▶ **Given request**: Output the material beneath this task exactly, images excluded.

▶ **Data segment**:
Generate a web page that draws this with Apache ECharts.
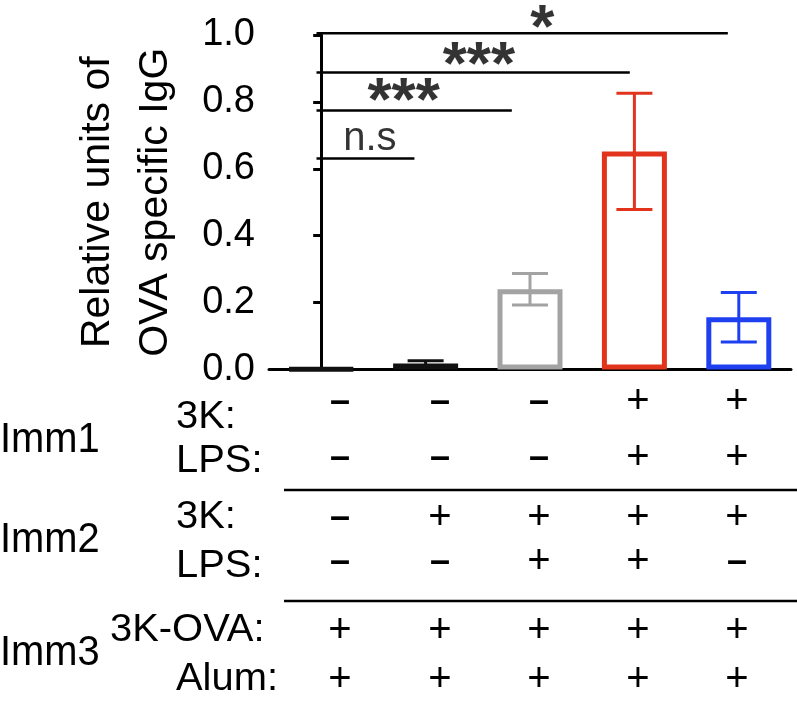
<!DOCTYPE html>
<html>
<head>
<meta charset="utf-8">
<script src="https://cdn.jsdelivr.net/npm/echarts@6/dist/echarts.min.js"></script>
<style>
html,body{margin:0;padding:0;background:#fff;}
#chart{width:797px;height:701px;}
</style>
</head>
<body>
<div id="chart"></div>
<script>
// ---- data ----
const categories = ['G1', 'G2', 'G3', 'G4', 'G5'];
const means = [0.002, 0.018, 0.240, 0.652, 0.156];
const errs = [0.0, 0.008, 0.047, 0.174, 0.074];
const barColors = ['#111111', '#111111', '#a3a3a3', '#e2341d', '#1e40f0'];
const yTicks = [0, 0.2, 0.4, 0.6, 0.8, 1.0];

const sigText = ['n.s', '***', '***', '*'];
const sigY = [0.631, 0.774, 0.888, 1.005];
const sigStart = [-0.045, -0.045, -0.045, -0.045];
const sigEnd = [0.893, 1.826, 2.956, 3.895];
const sigTextX = [0.466, 0.79, 1.51, 2.118];
const sigTextY = [0.690, 0.798, 0.904, 1.016];

const groupLabels = ['Imm1', 'Imm2', 'Imm3'];
const rowLabels = ['3K:', 'LPS:', '3K:', 'LPS:', '3K-OVA:', 'Alum:'];
const imm1_3K = ['–', '–', '–', '+', '+'];
const imm1_LPS = ['–', '–', '–', '+', '+'];
const imm2_3K = ['–', '+', '+', '+', '+'];
const imm2_LPS = ['–', '–', '+', '+', '–'];
const imm3_OVA = ['+', '+', '+', '+', '+'];
const imm3_Alum = ['+', '+', '+', '+', '+'];
const signRows = [imm1_3K, imm1_LPS, imm2_3K, imm2_LPS, imm3_OVA, imm3_Alum];

// ---- layout ----
const FONT = '"Liberation Sans", Arial, Helvetica, sans-serif';
const colX = [340, 440, 539, 638, 737];
const signRowY = [402, 458, 518, 562, 631, 680];
const labelRowY = [418, 462, 518, 567, 631, 680];
const labelX = [176, 176, 176, 176, 110, 176];
const groupY = [440, 540, 653];
const tableLineY = [490, 601];

const chart = echarts.init(document.getElementById('chart'), null, {renderer: 'canvas'});

const graphics = [];
signRows.forEach((row, r) => {
  row.forEach((s, c) => {
    graphics.push({
      type: 'text', x: colX[c], y: signRowY[r],
      style: {text: s, font: (s === '+' ? '40px ' : 'bold 36px ') + FONT, fill: '#000', textAlign: 'center', textVerticalAlign: 'middle'}
    });
  });
});
rowLabels.forEach((t, r) => {
  graphics.push({
    type: 'text', x: labelX[r], y: labelRowY[r], scaleX: 1.05,
    style: {text: t, font: '38px ' + FONT, fill: '#000', textAlign: 'left', textVerticalAlign: 'middle'}
  });
});
groupLabels.forEach((t, i) => {
  graphics.push({
    type: 'text', x: 0, y: groupY[i], scaleX: 0.95,
    style: {text: t, font: '42px ' + FONT, fill: '#000', textAlign: 'left', textVerticalAlign: 'middle'}
  });
});
tableLineY.forEach(y => {
  graphics.push({type: 'line', shape: {x1: 284, y1: y, x2: 797, y2: y}, style: {stroke: '#000', lineWidth: 2.5}});
});

const sigSeries = sigY.map((y, i) => ({
  type: 'line', xAxisIndex: 1, yAxisIndex: 0, clip: false, silent: true,
  symbol: 'none', lineStyle: {color: '#000', width: 2.5},
  data: [[sigStart[i], y], [sigEnd[i], y]], z: 5
}));

const sigLabelSeries = {
  type: 'scatter', xAxisIndex: 1, yAxisIndex: 0, clip: false, silent: true,
  symbolSize: 0,
  data: sigText.map((t, i) => ({
    value: [sigTextX[i], sigTextY[i]],
    label: {
      show: true, position: 'inside', formatter: t, color: '#000',
      textBorderWidth: 0, textBorderColor: 'transparent',
      fontFamily: FONT,
      fontSize: t === 'n.s' ? 40 : 62,
      fontWeight: t === 'n.s' ? 'normal' : 'bold'
    }
  })),
  z: 6
};

const option = {
  backgroundColor: '#fff',
  animation: false,
  graphic: graphics,
  grid: {left: 269, top: 35, width: 522, height: 334.5, containLabel: false},
  xAxis: [
    {type: 'category', data: categories, axisLine: {show: true, lineStyle: {color: '#000', width: 3}},
     axisTick: {show: false}, axisLabel: {show: false}},
    {type: 'value', min: -0.5, max: 4.5, show: false}
  ],
  yAxis: [{
    type: 'value', min: 0, max: 1.0, interval: 0.2,
    name: 'Relative units of\nOVA specific IgG',
    nameLocation: 'middle', nameGap: 84, nameRotate: 90,
    nameTextStyle: {fontFamily: FONT, fontSize: 41, color: '#000', lineHeight: 58},
    axisLine: {show: true, lineStyle: {color: '#000', width: 3}},
    axisTick: {show: true, length: 8, lineStyle: {color: '#000', width: 3}},
    axisLabel: {fontFamily: FONT, fontSize: 38, color: '#000', margin: 14,
      formatter: v => v.toFixed(1)},
    splitLine: {show: false}
  }],
  series: [
    {
      type: 'bar', data: means.map((v, i) => ({value: v, itemStyle: {color: '#fff', borderColor: barColors[i], borderWidth: 5}})),
      barWidth: 65, z: 2
    },
    {
      type: 'custom', z: 3,
      data: means.map((m, i) => [i, m - errs[i], m + errs[i]]),
      renderItem: function (params, api) {
        const i = api.value(0);
        if (errs[i] <= 0) return null;
        const lo = api.coord([i, api.value(1)]);
        const hi = api.coord([i, api.value(2)]);
        const half = 18;
        const st = {stroke: barColors[i], lineWidth: 3};
        return {type: 'group', children: [
          {type: 'line', shape: {x1: lo[0], y1: lo[1], x2: hi[0], y2: hi[1]}, style: st},
          {type: 'line', shape: {x1: lo[0] - half, y1: lo[1], x2: lo[0] + half, y2: lo[1]}, style: st},
          {type: 'line', shape: {x1: hi[0] - half, y1: hi[1], x2: hi[0] + half, y2: hi[1]}, style: st}
        ]};
      }
    },
    ...sigSeries,
    sigLabelSeries
  ]
};
chart.setOption(option);
</script>
</body>
</html>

▶ **Exercise output**:
Generate a web page that draws this with Apache ECharts.
<!DOCTYPE html>
<html>
<head>
<meta charset="utf-8">
<script src="https://cdn.jsdelivr.net/npm/echarts@6/dist/echarts.min.js"></script>
<style>
html,body{margin:0;padding:0;background:#fff;}
#chart{width:797px;height:701px;}
</style>
</head>
<body>
<div id="chart"></div>
<script>
// ---- data ----
const categories = ['G1', 'G2', 'G3', 'G4', 'G5'];
const means = [0.002, 0.018, 0.240, 0.652, 0.156];
const errs = [0.0, 0.008, 0.047, 0.174, 0.074];
const barColors = ['#111111', '#111111', '#a3a3a3', '#e2341d', '#1e40f0'];
const yTicks = [0, 0.2, 0.4, 0.6, 0.8, 1.0];

const sigText = ['n.s', '***', '***', '*'];
const sigY = [0.631, 0.774, 0.888, 1.005];
const sigStart = [-0.045, -0.045, -0.045, -0.045];
const sigEnd = [0.893, 1.826, 2.956, 3.895];
const sigTextX = [0.466, 0.79, 1.51, 2.118];
const sigTextY = [0.690, 0.798, 0.904, 1.016];

const groupLabels = ['Imm1', 'Imm2', 'Imm3'];
const rowLabels = ['3K:', 'LPS:', '3K:', 'LPS:', '3K-OVA:', 'Alum:'];
const imm1_3K = ['–', '–', '–', '+', '+'];
const imm1_LPS = ['–', '–', '–', '+', '+'];
const imm2_3K = ['–', '+', '+', '+', '+'];
const imm2_LPS = ['–', '–', '+', '+', '–'];
const imm3_OVA = ['+', '+', '+', '+', '+'];
const imm3_Alum = ['+', '+', '+', '+', '+'];
const signRows = [imm1_3K, imm1_LPS, imm2_3K, imm2_LPS, imm3_OVA, imm3_Alum];

// ---- layout ----
const FONT = '"Liberation Sans", Arial, Helvetica, sans-serif';
const colX = [340, 440, 539, 638, 737];
const signRowY = [402, 458, 518, 562, 631, 680];
const labelRowY = [418, 462, 518, 567, 631, 680];
const labelX = [176, 176, 176, 176, 110, 176];
const groupY = [440, 540, 653];
const tableLineY = [490, 601];

const chart = echarts.init(document.getElementById('chart'), null, {renderer: 'canvas'});

const graphics = [];
signRows.forEach((row, r) => {
  row.forEach((s, c) => {
    graphics.push({
      type: 'text', x: colX[c], y: signRowY[r],
      style: {text: s, font: (s === '+' ? '40px ' : 'bold 36px ') + FONT, fill: '#000', textAlign: 'center', textVerticalAlign: 'middle'}
    });
  });
});
rowLabels.forEach((t, r) => {
  graphics.push({
    type: 'text', x: labelX[r], y: labelRowY[r], scaleX: 1.05,
    style: {text: t, font: '38px ' + FONT, fill: '#000', textAlign: 'left', textVerticalAlign: 'middle'}
  });
});
groupLabels.forEach((t, i) => {
  graphics.push({
    type: 'text', x: 0, y: groupY[i], scaleX: 0.95,
    style: {text: t, font: '42px ' + FONT, fill: '#000', textAlign: 'left', textVerticalAlign: 'middle'}
  });
});
tableLineY.forEach(y => {
  graphics.push({type: 'line', shape: {x1: 284, y1: y, x2: 797, y2: y}, style: {stroke: '#000', lineWidth: 2.5}});
});

const sigSeries = sigY.map((y, i) => ({
  type: 'line', xAxisIndex: 1, yAxisIndex: 0, clip: false, silent: true,
  symbol: 'none', lineStyle: {color: '#000', width: 2.5},
  data: [[sigStart[i], y], [sigEnd[i], y]], z: 5
}));

const sigLabelSeries = {
  type: 'scatter', xAxisIndex: 1, yAxisIndex: 0, clip: false, silent: true,
  symbolSize: 0,
  data: sigText.map((t, i) => ({
    value: [sigTextX[i], sigTextY[i]],
    label: {
      show: true, position: 'inside', formatter: t, color: '#000',
      textBorderWidth: 0, textBorderColor: 'transparent',
      fontFamily: FONT,
      fontSize: t === 'n.s' ? 40 : 62,
      fontWeight: t === 'n.s' ? 'normal' : 'bold'
    }
  })),
  z: 6
};

const option = {
  backgroundColor: '#fff',
  animation: false,
  graphic: graphics,
  grid: {left: 269, top: 35, width: 522, height: 334.5, containLabel: false},
  xAxis: [
    {type: 'category', data: categories, axisLine: {show: true, lineStyle: {color: '#000', width: 3}},
     axisTick: {show: false}, axisLabel: {show: false}},
    {type: 'value', min: -0.5, max: 4.5, show: false}
  ],
  yAxis: [{
    type: 'value', min: 0, max: 1.0, interval: 0.2,
    name: 'Relative units of\nOVA specific IgG',
    nameLocation: 'middle', nameGap: 84, nameRotate: 90,
    nameTextStyle: {fontFamily: FONT, fontSize: 41, color: '#000', lineHeight: 58},
    axisLine: {show: true, lineStyle: {color: '#000', width: 3}},
    axisTick: {show: true, length: 8, lineStyle: {color: '#000', width: 3}},
    axisLabel: {fontFamily: FONT, fontSize: 38, color: '#000', margin: 14,
      formatter: v => v.toFixed(1)},
    splitLine: {show: false}
  }],
  series: [
    {
      type: 'bar', data: means.map((v, i) => ({value: v, itemStyle: {color: '#fff', borderColor: barColors[i], borderWidth: 5}})),
      barWidth: 65, z: 2
    },
    {
      type: 'custom', z: 3,
      data: means.map((m, i) => [i, m - errs[i], m + errs[i]]),
      renderItem: function (params, api) {
        const i = api.value(0);
        if (errs[i] <= 0) return null;
        const lo = api.coord([i, api.value(1)]);
        const hi = api.coord([i, api.value(2)]);
        const half = 18;
        const st = {stroke: barColors[i], lineWidth: 3};
        return {type: 'group', children: [
          {type: 'line', shape: {x1: lo[0], y1: lo[1], x2: hi[0], y2: hi[1]}, style: st},
          {type: 'line', shape: {x1: lo[0] - half, y1: lo[1], x2: lo[0] + half, y2: lo[1]}, style: st},
          {type: 'line', shape: {x1: hi[0] - half, y1: hi[1], x2: hi[0] + half, y2: hi[1]}, style: st}
        ]};
      }
    },
    ...sigSeries,
    sigLabelSeries
  ]
};
chart.setOption(option);
</script>
</body>
</html>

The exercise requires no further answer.